*What the exercise asks*. Retype, exactly as they stand, the lines from the start of the data to the line that contains "const firstRank = 6;", both ends included. Leave the pictures out.

#####

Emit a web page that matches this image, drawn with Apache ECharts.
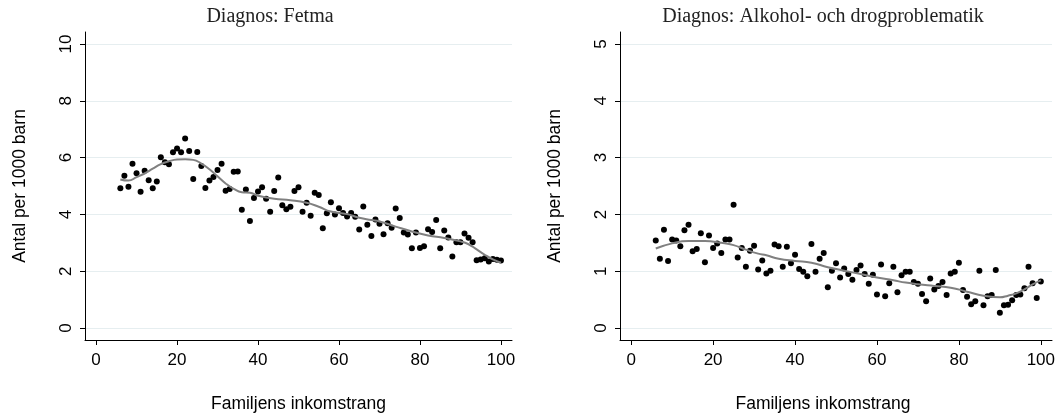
<!DOCTYPE html>
<html>
<head>
<meta charset="utf-8">
<script src="https://cdn.jsdelivr.net/npm/echarts@6/dist/echarts.min.js"></script>
<style>
  html, body { margin: 0; padding: 0; background: #fff; }
  #chart { width: 1058px; height: 418px; }
</style>
</head>
<body>
<div id="chart"></div>
<script>
// 收入百分位从 6 开始，每个点 +1
const firstRank = 6;

// 左图：Fetma（每1000名儿童）
const fetmaRate = [
  4.92, 5.36, 4.97, 5.78, 5.45, 4.80, 5.54, 5.20, 4.92, 5.16,
  6.01, 5.84, 5.77, 6.19, 6.32, 6.19, 6.67, 6.23, 5.25, 6.20,
  5.70, 4.93, 5.19, 5.32, 5.56, 5.78, 4.83, 4.89, 5.50, 5.51,
  4.16, 4.88,
  3.77, 4.58, 4.81, 4.96, 4.55, 4.09, 4.82, 5.30, 4.32, 4.18,
  4.27, 4.82, 4.96, 4.09, 4.41, 3.95, 4.76, 4.68, 3.51, 4.04,
  4.43, 4.00, 4.22, 4.05, 3.93, 4.05, 3.92, 3.47, 4.28, 3.64,
  3.24, 3.82,
  3.67, 3.30, 3.69, 3.53, 4.21, 3.87, 3.36, 3.29, 2.81, 3.36,
  2.82, 2.88, 3.48, 3.38, 3.80, 2.81, 3.43, 3.19, 2.52, 3.02,
  3.02, 3.33, 3.18, 3.02, 2.39, 2.41, 2.46, 2.34, 2.43, 2.40,
  2.38
];
// 右图：Alkohol- och drogproblematik
const alkoholRate = [
  1.54, 1.22, 1.73, 1.18, 1.56, 1.54, 1.44, 1.72, 1.82, 1.35,
  1.39, 1.67, 1.16, 1.63, 1.41, 1.49, 1.32, 1.56, 1.56, 2.17,
  1.24, 1.41, 1.08, 1.36, 1.45, 1.03, 1.19,
  0.96, 1.01, 1.47, 1.44, 1.08, 1.43, 1.14, 1.29, 1.04, 0.99,
  0.91, 1.48, 0.99, 1.22, 1.32, 0.72, 1.01, 1.14, 0.89, 1.05,
  0.95, 0.85, 1.02, 1.10, 0.95, 0.78, 0.94, 0.59, 1.12, 0.56,
  0.79, 1.08, 0.63, 0.93, 0.99,
  0.99, 0.81, 0.78, 0.60, 0.47, 0.87, 0.68, 0.74, 0.81, 0.58,
  0.96, 0.99, 1.15, 0.67, 0.55, 0.42, 0.47, 1.01, 0.40, 0.56,
  0.58, 1.02, 0.27, 0.40, 0.41, 0.49, 0.58, 0.59, 0.70, 1.08,
  0.79, 0.53, 0.82
];

// 平滑曲线
const fetmaFitX = [6, 8, 10, 12, 14, 16, 18, 20, 22, 24, 26, 28, 30, 32, 34, 36, 38, 40, 44, 48,
  52, 55, 58, 62, 65, 68, 70, 74, 78, 82, 86, 90, 92, 94, 96, 98, 100];
const fetmaFitY = [5.23, 5.19, 5.31, 5.44, 5.61, 5.77, 5.87, 5.93, 5.94, 5.92, 5.79, 5.59, 5.34,
  5.09, 4.90, 4.78, 4.76, 4.66, 4.55, 4.50, 4.41, 4.27, 4.10, 4.01, 3.88, 3.80, 3.75, 3.57, 3.40,
  3.26, 3.17, 3.05, 2.95, 2.77, 2.58, 2.42, 2.30];
const alkoholFitX = [6, 10, 14, 18, 22, 25, 28, 31, 33, 36, 40, 44, 48, 52, 56, 60, 64, 67, 70,
  74, 78, 82, 86, 90, 92, 94, 96, 98, 100];
const alkoholFitY = [1.40, 1.49, 1.53, 1.53, 1.50, 1.46, 1.38, 1.31, 1.28, 1.22, 1.18, 1.15, 1.07,
  1.01, 0.95, 0.89, 0.84, 0.80, 0.77, 0.74, 0.71, 0.64, 0.57, 0.54, 0.57, 0.61, 0.68, 0.77, 0.84];

const xTicks = [0, 20, 40, 60, 80, 100];
const fetmaTicks = [0, 2, 4, 6, 8, 10];
const alkoholTicks = [0, 1, 2, 3, 4, 5];

const sansFont = "Liberation Sans";
const serifFont = "Liberation Serif";

function toPoints(values) {
  return values.map((v, i) => [firstRank + i, v]);
}
function toLine(xs, ys) {
  return xs.map((x, i) => [x, ys[i]]);
}

function makeXAxis(gridIndex, namePad) {
  return {
    type: "value",
    gridIndex: gridIndex,
    min: -2.73,
    max: 102.73,
    name: "Familjens inkomstrang",
    nameLocation: "middle",
    nameGap: 55,
    nameTextStyle: { fontFamily: sansFont, fontSize: 17.5, color: "#000", padding: namePad },
    axisLine: { show: true, onZero: false, lineStyle: { color: "#000", width: 1 } },
    axisTick: { show: true, length: 5, customValues: xTicks, lineStyle: { color: "#000" } },
    axisLabel: { customValues: xTicks, fontFamily: sansFont, fontSize: 17, color: "#000", margin: 12 },
    splitLine: { show: false },
  };
}

function makeYAxis(gridIndex, top, ticks) {
  const pad = top * 0.0421;
  return {
    type: "value",
    gridIndex: gridIndex,
    min: -pad,
    max: top + pad,
    name: "Antal per 1000 barn",
    nameLocation: "middle",
    nameGap: 56,
    nameTextStyle: { fontFamily: sansFont, fontSize: 17.5, color: "#000" },
    axisLine: { show: true, onZero: false, lineStyle: { color: "#000", width: 1 } },
    axisTick: { show: true, length: 5, customValues: ticks, lineStyle: { color: "#000" } },
    axisLabel: { customValues: ticks, rotate: 90, fontFamily: sansFont, fontSize: 17, color: "#000", margin: 10 },
    splitLine: { show: true, lineStyle: { color: "#e6eef0", width: 1 } },
  };
}

const chart = echarts.init(document.getElementById("chart"), null, { renderer: "canvas" });
chart.setOption({
  backgroundColor: "#fff",
  animation: false,
  title: [
    {
      text: "Diagnos: Fetma",
      left: 265,
      top: 2,
      textAlign: "center",
      textStyle: { fontFamily: serifFont, fontSize: 20, fontWeight: "normal", color: "#222" },
    },
    {
      text: "Diagnos: Alkohol- och drogproblematik",
      left: 818,
      top: 2,
      textAlign: "center",
      textStyle: { fontFamily: serifFont, fontSize: 20, fontWeight: "normal", color: "#222" },
    },
  ],
  grid: [
    { left: 85, top: 32, width: 427, height: 309 },
    { left: 620, top: 32, width: 433, height: 309 },
  ],
  xAxis: [makeXAxis(0, 0), makeXAxis(1, [0, 26, 0, 0])],
  yAxis: [makeYAxis(0, 10, fetmaTicks), makeYAxis(1, 5, alkoholTicks)],
  series: [
    {
      name: "Fetma",
      type: "scatter",
      xAxisIndex: 0,
      yAxisIndex: 0,
      symbolSize: 6,
      itemStyle: { color: "#000", opacity: 1 },
      data: toPoints(fetmaRate),
    },
    {
      name: "Fetma fit",
      type: "line",
      xAxisIndex: 0,
      yAxisIndex: 0,
      smooth: true,
      showSymbol: false,
      lineStyle: { color: "#808080", width: 2 },
      data: toLine(fetmaFitX, fetmaFitY),
    },
    {
      name: "Alkohol",
      type: "scatter",
      xAxisIndex: 1,
      yAxisIndex: 1,
      symbolSize: 6,
      itemStyle: { color: "#000", opacity: 1 },
      data: toPoints(alkoholRate),
    },
    {
      name: "Alkohol fit",
      type: "line",
      xAxisIndex: 1,
      yAxisIndex: 1,
      smooth: true,
      showSymbol: false,
      lineStyle: { color: "#808080", width: 2 },
      data: toLine(alkoholFitX, alkoholFitY),
    },
  ],
});
</script>
</body>
</html>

#####

*Result for this exercise*.
Emit a web page that matches this image, drawn with Apache ECharts.
<!DOCTYPE html>
<html>
<head>
<meta charset="utf-8">
<script src="https://cdn.jsdelivr.net/npm/echarts@6/dist/echarts.min.js"></script>
<style>
  html, body { margin: 0; padding: 0; background: #fff; }
  #chart { width: 1058px; height: 418px; }
</style>
</head>
<body>
<div id="chart"></div>
<script>
// 收入百分位从 6 开始，每个点 +1
const firstRank = 6;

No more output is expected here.